Prejudice = an opinion not based on fact. Akbuk you are showing yours. Glastonbury has always been political from its inception:
The hot political campaigns of the times filter down to the festival, which expresses its sympathy by sharing its space, as for instance with the noticeable number of miners’ helmets on site in 1984 at the height of the Miners’ Strike, or the march around the site by protesters against the still extraordinary anti-rave clauses of the Criminal Justice and Public Order Act, 1994. It is in the extra-parliamentary arena that the Glastonbury political ethos is most keenly felt, though.
The main political focus for funds at Glastonbury started as the peace movement and there was a long term relationship with (CND; 1981-1990), Greenpeace (1992 onwards), and Oxfam (because of its campaigning against the arms trade), as well as the establishment of the Green Fields as a regular and expanding eco-feature of the festival (from 1984 on). The radical peace movement and the rise of the greens in Britain are interwoven at Glastonbury. The festival has offered these campaigns and groups space on-site to publicise and disseminate their ideas, and it has ploughed large sums of money from the festival profits into them, as well as other causes.
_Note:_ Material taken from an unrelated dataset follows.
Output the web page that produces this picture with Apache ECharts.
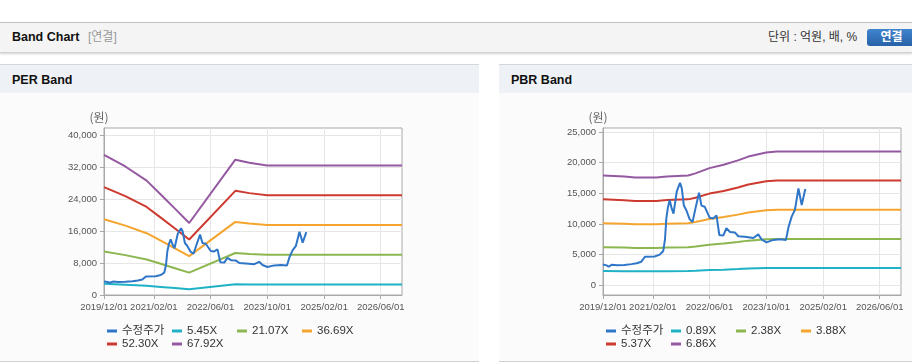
<!DOCTYPE html>
<html><head><meta charset="utf-8">
<script src="https://cdn.jsdelivr.net/npm/echarts@6/dist/echarts.min.js"></script>
<style>
html,body{margin:0;padding:0;width:912px;height:364px;overflow:hidden;background:#fff;font-family:"Liberation Sans","Noto Sans CJK KR",sans-serif;}
.abs{position:absolute;}
#topline{left:0;top:22px;width:912px;height:0;border-top:1px solid #c4c4c4;}
#hdr{left:0;top:23px;width:912px;height:29px;background:#f4f4f4;border-bottom:1px solid #d2d2d2;box-shadow:0 1px 2px rgba(0,0,0,0.18);}
#t1{left:12px;top:23px;line-height:29px;font-size:12.5px;font-weight:bold;color:#111;}
#t2{left:88px;top:23px;line-height:29px;font-size:12px;color:#999;}
#unit{left:768px;top:23px;line-height:29px;font-size:12px;color:#333;}
#btn{left:867px;top:29px;width:49px;height:17px;border-radius:3px;background:linear-gradient(#4184cf,#2862a8);color:#fff;font-size:12px;font-weight:bold;line-height:17px;text-align:center;}
.panel{top:64px;height:296px;border-top:1px solid #d6d6d6;border-bottom:1px solid #d0d0d0;background:#fbfbfb;}
.ph{position:absolute;left:0;top:0;width:100%;height:28px;background:#eef2f7;}
.ph span{position:absolute;left:12px;top:0;line-height:31px;font-size:12.5px;font-weight:bold;color:#111;}
#p1{left:0;width:479px;}
#p2{left:499px;width:413px;}
#chart{left:0;top:0;width:912px;height:364px;}
</style></head>
<body>
<div id="topline" class="abs"></div>
<div id="hdr" class="abs"></div>
<div id="t1" class="abs">Band Chart</div>
<div id="t2" class="abs">[연결]</div>
<div id="unit" class="abs">단위 : 억원, 배, %</div>
<div id="btn" class="abs">연결</div>
<div id="p1" class="abs panel"><div class="ph"><span>PER Band</span></div></div>
<div id="p2" class="abs panel"><div class="ph"><span>PBR Band</span></div></div>
<div id="chart" class="abs"></div>
<script>
// ---- data ----
const xTickDates = ['2019-12-01','2021-02-01','2022-06-01','2023-10-01','2025-02-01','2026-06-01'];
const xMin = '2019-12-01';
const xMax = '2026-12-01';
const perTicks = [0, 8000, 16000, 24000, 32000, 40000];
const pbrTicks = [0, 5000, 10000, 15000, 20000, 25000];

const priceDates = ['2019-12-01','2020-01-01','2020-01-19','2020-02-16','2020-04-01','2020-06-01','2020-08-01','2020-09-16','2020-10-25','2020-11-25',
  '2021-02-16','2021-04-01','2021-05-01','2021-05-16','2021-05-28','2021-06-10','2021-06-25','2021-07-13','2021-07-28','2021-08-25',
  '2021-09-22','2021-10-07','2021-10-25','2021-11-16','2021-12-13','2022-01-07','2022-02-01','2022-03-04','2022-03-25','2022-04-22',
  '2022-06-04','2022-07-04','2022-08-01','2022-08-25','2022-09-28','2022-10-25','2022-11-25','2023-01-07','2023-02-04','2023-04-01',
  '2023-06-13','2023-07-25','2023-08-22','2023-10-04','2023-12-01','2024-01-28','2024-03-19','2024-04-10','2024-05-07','2024-06-04',
  '2024-07-04','2024-08-01','2024-09-01'];
const priceValues = [3400,3250,3050,3350,3250,3300,3450,3600,3850,4650,
  4700,5000,5600,7500,11000,12700,13900,12500,11700,15300,
  16700,15800,13000,12200,10800,10300,12500,15100,13000,12800,
  11000,10900,11400,8200,8100,9300,8700,8600,8000,7900,
  7700,8300,7500,7000,7400,7500,7400,9500,11200,12300,
  15800,13100,15700];

const perBandDates = ['2019-12-01','2020-06-01','2020-12-01','2021-04-01','2021-08-01','2021-12-01','2023-01-01','2023-05-01','2023-10-01','2026-12-01'];
const per545  = [2812, 2578, 2294, 2017, 1733, 1444, 2714, 2654, 2600, 2600];
const per2107 = [10872, 9966, 8870, 7796, 6700, 5584, 10493, 10261, 10050, 10050];
const per3669 = [18932, 17354, 15446, 13575, 11667, 9723, 18272, 17868, 17501, 17501];
const per5230 = [26987, 24738, 22018, 19351, 16631, 13860, 26045, 25470, 24947, 24947];
const per6792 = [35047, 32126, 28594, 25130, 21599, 17999, 33824, 33077, 32398, 32398];

const pbrBandDates = ['2019-12-01','2020-06-01','2020-09-01','2021-03-01','2021-06-01','2021-12-01','2022-02-01','2022-06-01','2022-10-01','2023-02-01','2023-05-01','2023-10-01','2024-01-01','2026-12-01'];
const pbr089 = [2323, 2301, 2281, 2281, 2302, 2323, 2367, 2479, 2551, 2643, 2723, 2811, 2830, 2830];
const pbr238 = [6212, 6152, 6100, 6100, 6157, 6212, 6331, 6628, 6821, 7069, 7283, 7516, 7568, 7568];
const pbr388 = [10127, 10030, 9944, 9944, 10038, 10127, 10321, 10806, 11120, 11524, 11873, 12253, 12338, 12338];
const pbr537 = [14016, 13881, 13763, 13763, 13892, 14016, 14284, 14955, 15390, 15949, 16432, 16958, 17077, 17077];
const pbr686 = [17905, 17733, 17582, 17582, 17747, 17905, 18248, 19105, 19661, 20374, 20992, 21664, 21815, 21815];

const perNames = ['수정주가','5.45X','21.07X','36.69X','52.30X','67.92X'];
const pbrNames = ['수정주가','0.89X','2.38X','3.88X','5.37X','6.86X'];
const colors = ['#2f76c8','#1fb2c6','#8cb650','#f5a52e','#cd3a2f','#9459a0'];

// ---- build ----
const ts = s => { const p = s.split('-').map(Number); return Date.UTC(p[0], p[1] - 1, p[2]); };
const pair = (d, v) => d.map((x, i) => [ts(x), v[i]]);
const axisFont = "'Liberation Sans',sans-serif";
const pad2 = n => (n < 10 ? '0' : '') + n;
const fmtDate = v => { const d = new Date(v); return d.getUTCFullYear() + '/' + pad2(d.getUTCMonth() + 1) + '/' + pad2(d.getUTCDate()); };
const fmtNum = v => Math.round(v).toString().replace(/\B(?=(\d{3})+(?!\d))/g, ',');
const gridLine = '#a9a9a9';
const xTickValues = xTickDates.map(ts);

function xAxis(gi) {
  return {
    type: 'value', gridIndex: gi, min: ts(xMin), max: ts(xMax),
    axisLine: { show: true, onZero: false, lineStyle: { color: gridLine } },
    axisTick: { show: true, length: 4, lineStyle: { color: gridLine }, customValues: xTickValues },
    axisLabel: { customValues: xTickValues, formatter: fmtDate, color: '#555', fontSize: 9.5, fontFamily: axisFont, margin: 7, hideOverlap: false, showMinLabel: true, showMaxLabel: true },
    splitLine: { show: true, lineStyle: { color: '#e6e6e6' } }
  };
}
function yAxis(gi, min, max, ticks) {
  return {
    type: 'value', gridIndex: gi, min: min, max: max,
    axisLine: { show: true, lineStyle: { color: gridLine } },
    axisTick: { show: true, length: 4, lineStyle: { color: gridLine }, customValues: ticks },
    axisLabel: { customValues: ticks, formatter: fmtNum, color: '#555', fontSize: 9.5, fontFamily: axisFont, margin: 7 },
    splitLine: { show: true, lineStyle: { color: '#e6e6e6' } },
    name: '(원)', nameLocation: 'end', nameGap: 5,
    nameTextStyle: { color: '#666', fontSize: 12, fontFamily: "'Noto Sans CJK KR',sans-serif", align: 'center', padding: [0, 10, 0, 0] }
  };
}
function lineSeries(name, gi, data, color, z) {
  return { name: name, type: 'line', xAxisIndex: gi, yAxisIndex: gi, data: data, showSymbol: false, symbol: 'none',
    lineStyle: { width: 2, color: color }, itemStyle: { color: color }, z: z, animation: false };
}

const series = [];
const perBands = [per545, per2107, per3669, per5230, per6792];
const pbrBands = [pbr089, pbr238, pbr388, pbr537, pbr686];
perBands.forEach((b, i) => series.push(lineSeries(perNames[i + 1], 0, pair(perBandDates, b), colors[i + 1], 2)));
series.push(lineSeries(perNames[0], 0, pair(priceDates, priceValues), colors[0], 3));
pbrBands.forEach((b, i) => series.push(lineSeries(pbrNames[i + 1], 1, pair(pbrBandDates, b), colors[i + 1], 2)));
series.push(lineSeries(pbrNames[0] + ' ', 1, pair(priceDates, priceValues), colors[0], 3));

const legendCols = [107, 172, 237, 302];
const legends = [];
function addLegends(names, offset, suffix) {
  names.forEach((n, i) => {
    const row = i < 4 ? 0 : 1;
    const col = i < 4 ? i : i - 4;
    legends.push({
      data: [i === 0 ? n + suffix : n], left: legendCols[col] + offset, top: row === 0 ? 324 : 337,
      padding: 0, itemWidth: 10, itemHeight: 3, icon: 'rect', selectedMode: false,
      formatter: s => s.trim(),
      textStyle: { color: '#333', fontSize: 11.5, lineHeight: 14, fontFamily: "'Liberation Sans','Noto Sans CJK KR',sans-serif" }
    });
  });
}
addLegends(perNames, 0, '');
addLegends(pbrNames, 499, ' ');

const chart = echarts.init(document.getElementById('chart'), null, { renderer: 'canvas' });
chart.setOption({
  animation: false,
  backgroundColor: 'transparent',
  grid: [
    { left: 104, top: 128, width: 298, height: 167, show: true, borderColor: gridLine, borderWidth: 1, backgroundColor: '#fff' },
    { left: 603, top: 128, width: 298, height: 167, show: true, borderColor: gridLine, borderWidth: 1, backgroundColor: '#fff' }
  ],
  xAxis: [xAxis(0), xAxis(1)],
  yAxis: [yAxis(0, 0, 41750, perTicks), yAxis(1, -1585, 25654, pbrTicks)],
  legend: legends,
  tooltip: { show: false },
  series: series
});
</script>
</body></html>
It is not just at Glasonbury (better not call it Glasto or we will have more childish remarks) either where you will find left-wing politics being discussed at many festivals. You could even sight the Hay Book festival as basically left of centre although, of course, the King of Hay was an anarchist. What a sad youth you must have had in the days when all these festivals were free. The very idea of shared space was certainly a left-wing point of view. Glastonbury was just coming home this year.
Strong beliefs do not have to mean closed minds.